> REQUIRED TASK
Quote the entries word for word. Omit the pictures.

----------------------------------------

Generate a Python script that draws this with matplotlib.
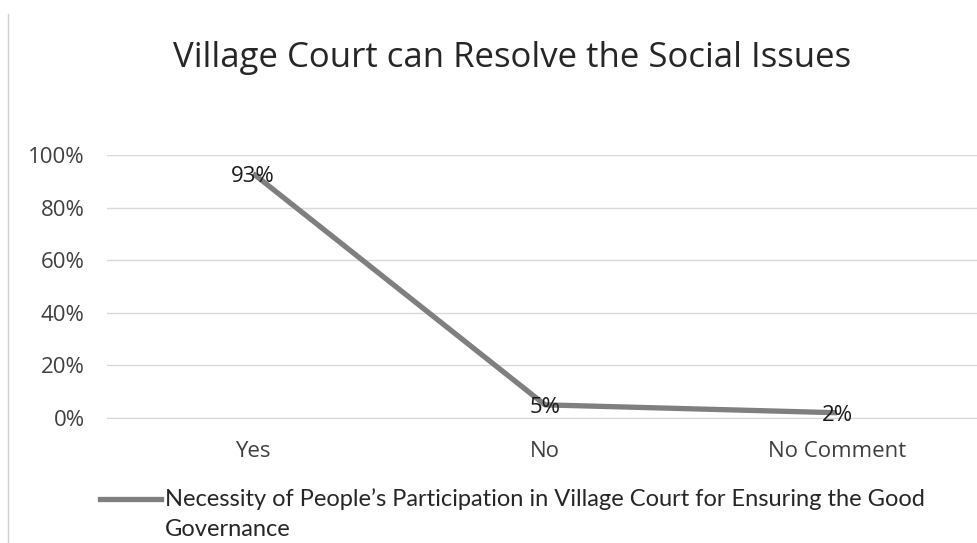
import matplotlib
matplotlib.use("Agg")
import matplotlib.pyplot as plt
from matplotlib.lines import Line2D
from matplotlib.ticker import PercentFormatter

categories = ["Yes", "No", "No Comment"]
values = [0.93, 0.05, 0.02]
labels = ["93%", "5%", "2%"]
series_name = "Necessity of People\u2019s Participation in Village Court for Ensuring the Good\nGovernance"
title = "Village Court can Resolve the Social Issues"

W, H = 977, 543
fig = plt.figure(figsize=(W / 100, H / 100), dpi=100)
fig.patch.set_facecolor("white")

ax = fig.add_axes([107 / W, 1 - 418 / H, (983 - 107) / W, (418 - 155) / H])
x = list(range(len(categories)))
ax.plot(x, values, color="#7f7f7f", lw=3.8, solid_capstyle="butt", zorder=3)
for xi, v, lab in zip(x, values, labels):
    ax.annotate(lab, (xi, v), xytext=(0, -2), textcoords="offset points",
                ha="center", va="center", fontsize=16,
                family="Open Sans", color="#1a1a1a", zorder=4)

ax.set_xlim(-0.5, 2.5)
ax.set_ylim(0, 1)
ax.set_yticks([0, 0.2, 0.4, 0.6, 0.8, 1.0])
ax.yaxis.set_major_formatter(PercentFormatter(1.0, decimals=0))
ax.set_xticks(x)
ax.set_xticklabels(categories)
ax.grid(axis="y", color="#d9d9d9", lw=1)
ax.set_axisbelow(True)
for s in ["top", "right", "left"]:
    ax.spines[s].set_visible(False)
ax.spines["bottom"].set_color("#d9d9d9")
ax.tick_params(length=0, labelsize=16, labelcolor="#404040")
for t in ax.get_xticklabels() + ax.get_yticklabels():
    t.set_family("Open Sans")
ax.tick_params(axis="y", pad=16)
ax.tick_params(axis="x", pad=16.5)

fig.text(512 / W, 1 - 58 / H, title, ha="center", va="center",
         fontsize=25, family="Open Sans", color="#262626")

# left frame line
fig.add_artist(Line2D([8 / W, 8 / W], [0, 1 - 14 / H], color="#d0d0d0", lw=1))

# legend
fig.add_artist(Line2D([100 / W, 161 / W], [1 - 499 / H, 1 - 499 / H],
                      color="#7f7f7f", lw=3.8))
fig.text(165 / W, 1 - 488 / H, series_name, ha="left", va="top",
         fontsize=17, family="Lato", color="#262626", linespacing=1.55)

fig.savefig("out.png", dpi=100)
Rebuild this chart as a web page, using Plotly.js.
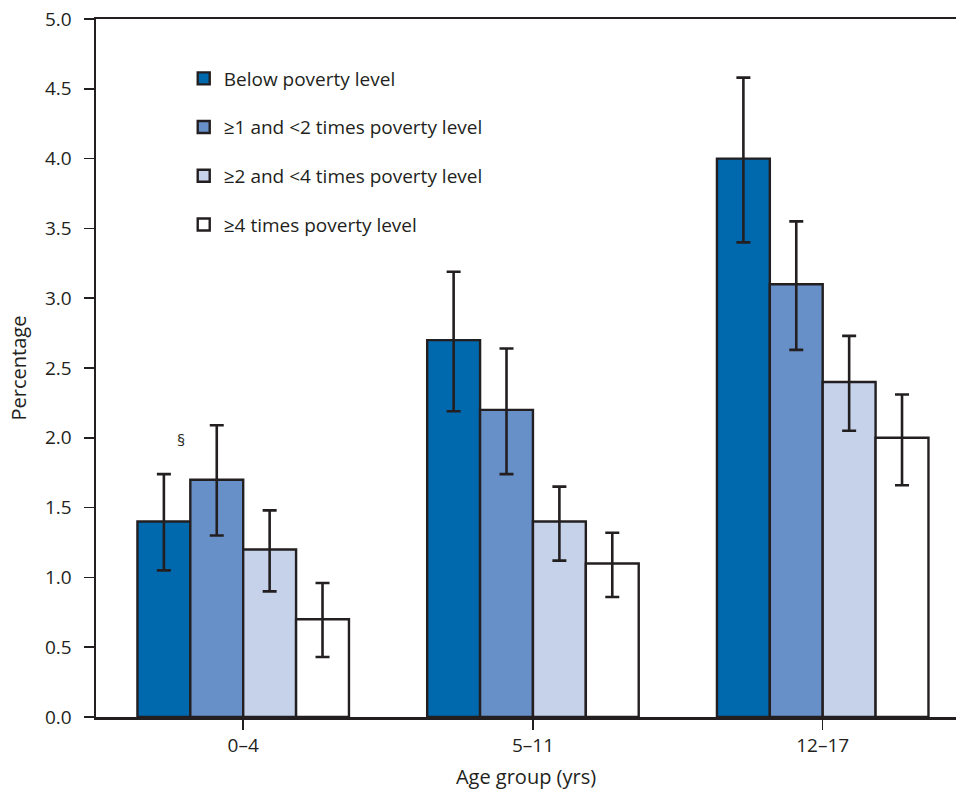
<!DOCTYPE html>
<html>
<head>
<meta charset="utf-8">
<script src="https://cdn.plot.ly/plotly-3.0.1.min.js"></script>
<style>html,body{margin:0;padding:0;background:#fff;}#chart{width:956px;height:790px;}</style>
</head>
<body>
<div id="chart"></div>
<script>
const ageGroups = ["0–4", "5–11", "12–17"];
const seriesNames = ["Below poverty level", "≥1 and <2 times poverty level", "≥2 and <4 times poverty level", "≥4 times poverty level"];
const below = [1.4, 2.7, 4.0];
const below_hi = [1.74, 3.19, 4.58];
const below_lo = [1.05, 2.19, 3.40];
const oneTwo = [1.7, 2.2, 3.1];
const oneTwo_hi = [2.09, 2.64, 3.55];
const oneTwo_lo = [1.30, 1.74, 2.63];
const twoFour = [1.2, 1.4, 2.4];
const twoFour_hi = [1.48, 1.65, 2.73];
const twoFour_lo = [0.90, 1.12, 2.05];
const fourPlus = [0.7, 1.1, 2.0];
const fourPlus_hi = [0.96, 1.32, 2.31];
const fourPlus_lo = [0.43, 0.86, 1.66];
const colors = ["#0068ad", "#6890c8", "#c6d1ea", "#ffffff"];

const values = [below, oneTwo, twoFour, fourPlus];
const his = [below_hi, oneTwo_hi, twoFour_hi, fourPlus_hi];
const los = [below_lo, oneTwo_lo, twoFour_lo, fourPlus_lo];

const dark = "#231f20";
const traces = values.map((v, i) => ({
  type: "bar",
  name: seriesNames[i],
  x: ageGroups,
  y: v,
  legendgroup: "g" + i,
  marker: {color: colors[i], line: {color: dark, width: 2.4}},
  error_y: {
    type: "data", symmetric: false,
    array: v.map((d, j) => +(his[i][j] - d).toFixed(3)),
    arrayminus: v.map((d, j) => +(d - los[i][j]).toFixed(3)),
    color: dark, thickness: 2.6, width: 7
  }
}));

const layout = {
  width: 956, height: 790,
  margin: {l: 96, r: 0, t: 19, b: 73},
  paper_bgcolor: "#fff", plot_bgcolor: "#fff",
  font: {family: "Open Sans, sans-serif", color: dark, size: 19},
  barmode: "group",
  bargap: 0.27, bargroupgap: 0,
  showlegend: true,
  legend: {x: 0.102, y: 0.942, xanchor: "left", yanchor: "top",
    traceorder: "grouped", tracegroupgap: 21, bgcolor: "rgba(0,0,0,0)",
    font: {size: 19, family: "Open Sans, sans-serif", color: dark}, itemwidth: 30},
  xaxis: {
    type: "category", range: [-0.508, 2.46],
    showline: true, linecolor: dark, linewidth: 2.5, mirror: true,
    ticks: "outside", ticklen: 10, tickwidth: 1.5, tickcolor: dark,
    showgrid: false, zeroline: false,
    tickfont: {size: 19},
    title: {text: "Age group (yrs)", font: {size: 20}, standoff: 19}
  },
  yaxis: {
    range: [0, 5], dtick: 0.5, tickformat: ".1f",
    showline: true, linecolor: dark, linewidth: 2.5,
    ticks: "outside", ticklen: 10, tickwidth: 1.5, tickcolor: dark,
    ticklabelstandoff: 8,
    showgrid: false, zeroline: false,
    tickfont: {size: 19},
    title: {text: "Percentage", font: {size: 20}, standoff: 13}
  },
  annotations: [{
    x: ageGroups[0], y: below_hi[0], xref: "x", yref: "y",
    text: "§", showarrow: false, xshift: -68, yshift: 21,
    xanchor: "left", yanchor: "bottom", font: {size: 16, color: dark}
  }]
};

Plotly.newPlot("chart", traces, layout, {displayModeBar: false, staticPlot: true});
</script>
</body>
</html>
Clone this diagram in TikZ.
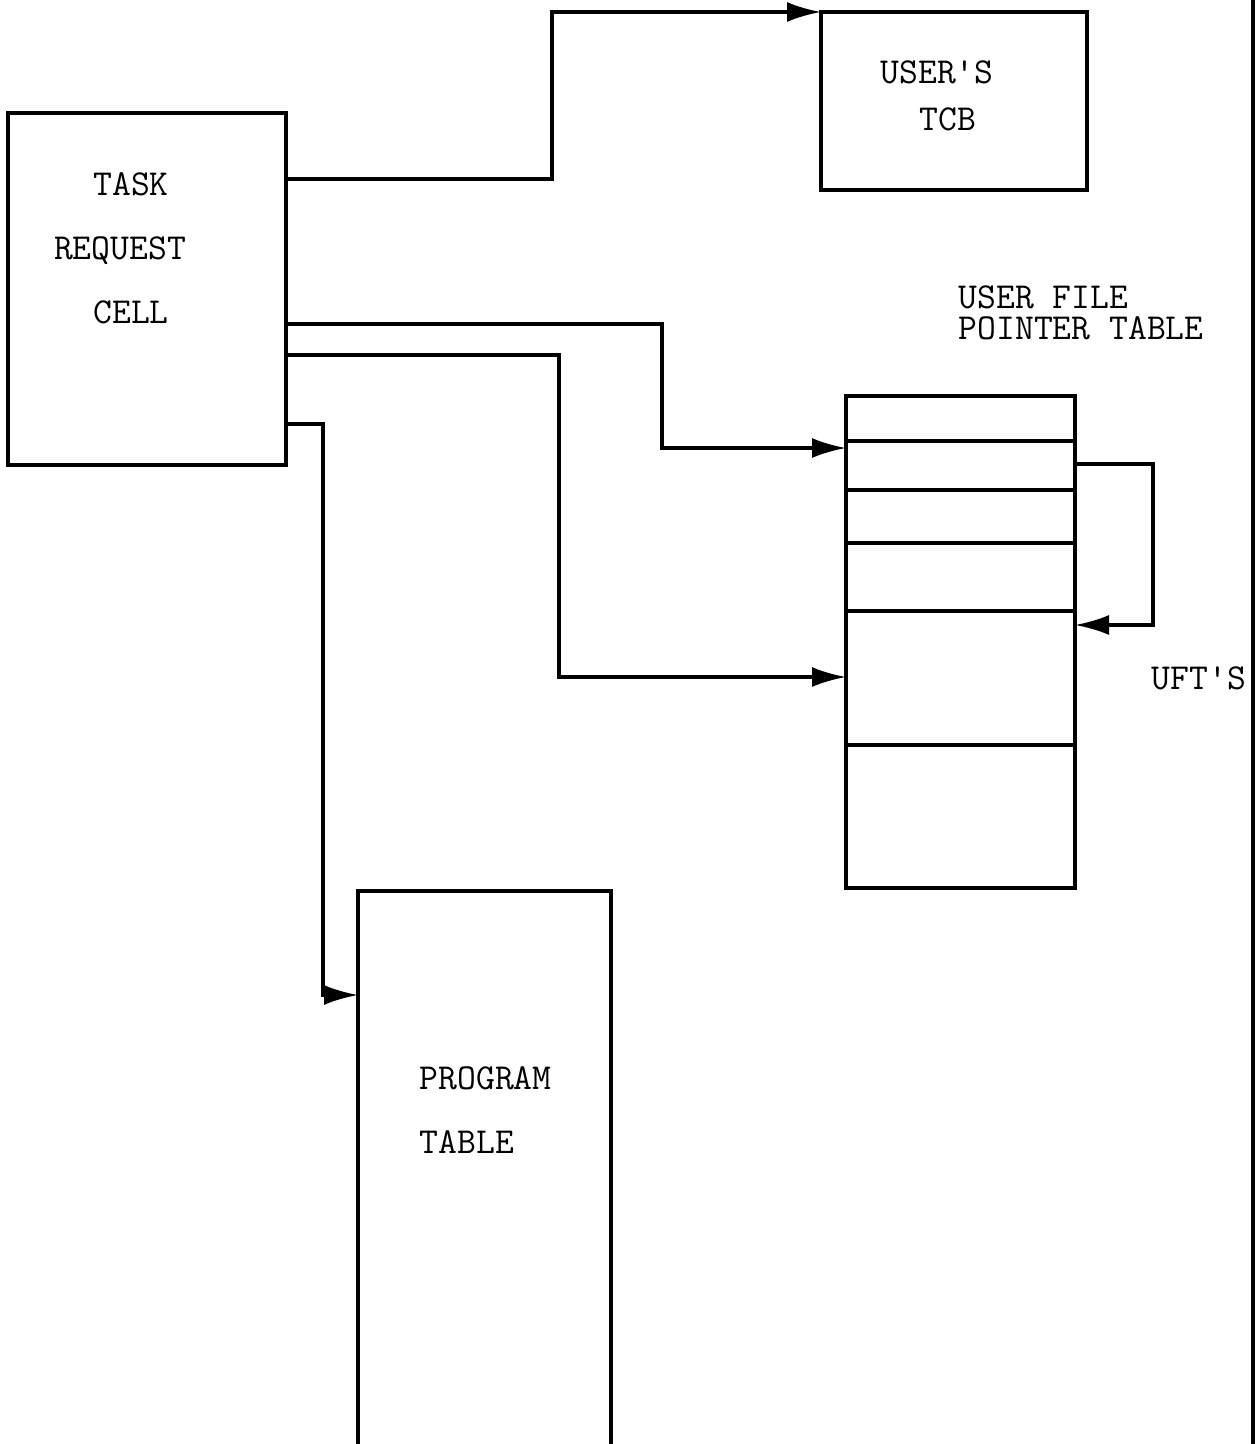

----------------------------------------

> ANSWER TO THE TASK
Generate a Python script that draws this with matplotlib.
import matplotlib
matplotlib.use("Agg")
import matplotlib.pyplot as plt
from matplotlib.lines import Line2D
from matplotlib.ticker import PercentFormatter

categories = ["Yes", "No", "No Comment"]
values = [0.93, 0.05, 0.02]
labels = ["93%", "5%", "2%"]
series_name = "Necessity of People\u2019s Participation in Village Court for Ensuring the Good\nGovernance"
title = "Village Court can Resolve the Social Issues"

W, H = 977, 543
fig = plt.figure(figsize=(W / 100, H / 100), dpi=100)
fig.patch.set_facecolor("white")

ax = fig.add_axes([107 / W, 1 - 418 / H, (983 - 107) / W, (418 - 155) / H])
x = list(range(len(categories)))
ax.plot(x, values, color="#7f7f7f", lw=3.8, solid_capstyle="butt", zorder=3)
for xi, v, lab in zip(x, values, labels):
    ax.annotate(lab, (xi, v), xytext=(0, -2), textcoords="offset points",
                ha="center", va="center", fontsize=16,
                family="Open Sans", color="#1a1a1a", zorder=4)

ax.set_xlim(-0.5, 2.5)
ax.set_ylim(0, 1)
ax.set_yticks([0, 0.2, 0.4, 0.6, 0.8, 1.0])
ax.yaxis.set_major_formatter(PercentFormatter(1.0, decimals=0))
ax.set_xticks(x)
ax.set_xticklabels(categories)
ax.grid(axis="y", color="#d9d9d9", lw=1)
ax.set_axisbelow(True)
for s in ["top", "right", "left"]:
    ax.spines[s].set_visible(False)
ax.spines["bottom"].set_color("#d9d9d9")
ax.tick_params(length=0, labelsize=16, labelcolor="#404040")
for t in ax.get_xticklabels() + ax.get_yticklabels():
    t.set_family("Open Sans")
ax.tick_params(axis="y", pad=16)
ax.tick_params(axis="x", pad=16.5)

fig.text(512 / W, 1 - 58 / H, title, ha="center", va="center",
         fontsize=25, family="Open Sans", color="#262626")

# left frame line
fig.add_artist(Line2D([8 / W, 8 / W], [0, 1 - 14 / H], color="#d0d0d0", lw=1))

# legend
fig.add_artist(Line2D([100 / W, 161 / W], [1 - 499 / H, 1 - 499 / H],
                      color="#7f7f7f", lw=3.8))
fig.text(165 / W, 1 - 488 / H, series_name, ha="left", va="top",
         fontsize=17, family="Lato", color="#262626", linespacing=1.55)

fig.savefig("out.png", dpi=100)
Rebuild this chart as a web page, using Plotly.js.
<!DOCTYPE html>
<html>
<head>
<meta charset="utf-8">
<script src="https://cdn.plot.ly/plotly-3.0.1.min.js"></script>
<style>html,body{margin:0;padding:0;background:#fff;}#chart{width:956px;height:790px;}</style>
</head>
<body>
<div id="chart"></div>
<script>
const ageGroups = ["0–4", "5–11", "12–17"];
const seriesNames = ["Below poverty level", "≥1 and <2 times poverty level", "≥2 and <4 times poverty level", "≥4 times poverty level"];
const below = [1.4, 2.7, 4.0];
const below_hi = [1.74, 3.19, 4.58];
const below_lo = [1.05, 2.19, 3.40];
const oneTwo = [1.7, 2.2, 3.1];
const oneTwo_hi = [2.09, 2.64, 3.55];
const oneTwo_lo = [1.30, 1.74, 2.63];
const twoFour = [1.2, 1.4, 2.4];
const twoFour_hi = [1.48, 1.65, 2.73];
const twoFour_lo = [0.90, 1.12, 2.05];
const fourPlus = [0.7, 1.1, 2.0];
const fourPlus_hi = [0.96, 1.32, 2.31];
const fourPlus_lo = [0.43, 0.86, 1.66];
const colors = ["#0068ad", "#6890c8", "#c6d1ea", "#ffffff"];

const values = [below, oneTwo, twoFour, fourPlus];
const his = [below_hi, oneTwo_hi, twoFour_hi, fourPlus_hi];
const los = [below_lo, oneTwo_lo, twoFour_lo, fourPlus_lo];

const dark = "#231f20";
const traces = values.map((v, i) => ({
  type: "bar",
  name: seriesNames[i],
  x: ageGroups,
  y: v,
  legendgroup: "g" + i,
  marker: {color: colors[i], line: {color: dark, width: 2.4}},
  error_y: {
    type: "data", symmetric: false,
    array: v.map((d, j) => +(his[i][j] - d).toFixed(3)),
    arrayminus: v.map((d, j) => +(d - los[i][j]).toFixed(3)),
    color: dark, thickness: 2.6, width: 7
  }
}));

const layout = {
  width: 956, height: 790,
  margin: {l: 96, r: 0, t: 19, b: 73},
  paper_bgcolor: "#fff", plot_bgcolor: "#fff",
  font: {family: "Open Sans, sans-serif", color: dark, size: 19},
  barmode: "group",
  bargap: 0.27, bargroupgap: 0,
  showlegend: true,
  legend: {x: 0.102, y: 0.942, xanchor: "left", yanchor: "top",
    traceorder: "grouped", tracegroupgap: 21, bgcolor: "rgba(0,0,0,0)",
    font: {size: 19, family: "Open Sans, sans-serif", color: dark}, itemwidth: 30},
  xaxis: {
    type: "category", range: [-0.508, 2.46],
    showline: true, linecolor: dark, linewidth: 2.5, mirror: true,
    ticks: "outside", ticklen: 10, tickwidth: 1.5, tickcolor: dark,
    showgrid: false, zeroline: false,
    tickfont: {size: 19},
    title: {text: "Age group (yrs)", font: {size: 20}, standoff: 19}
  },
  yaxis: {
    range: [0, 5], dtick: 0.5, tickformat: ".1f",
    showline: true, linecolor: dark, linewidth: 2.5,
    ticks: "outside", ticklen: 10, tickwidth: 1.5, tickcolor: dark,
    ticklabelstandoff: 8,
    showgrid: false, zeroline: false,
    tickfont: {size: 19},
    title: {text: "Percentage", font: {size: 20}, standoff: 13}
  },
  annotations: [{
    x: ageGroups[0], y: below_hi[0], xref: "x", yref: "y",
    text: "§", showarrow: false, xshift: -68, yshift: 21,
    xanchor: "left", yanchor: "bottom", font: {size: 16, color: dark}
  }]
};

Plotly.newPlot("chart", traces, layout, {displayModeBar: false, staticPlot: true});
</script>
</body>
</html>
Clone this diagram in TikZ.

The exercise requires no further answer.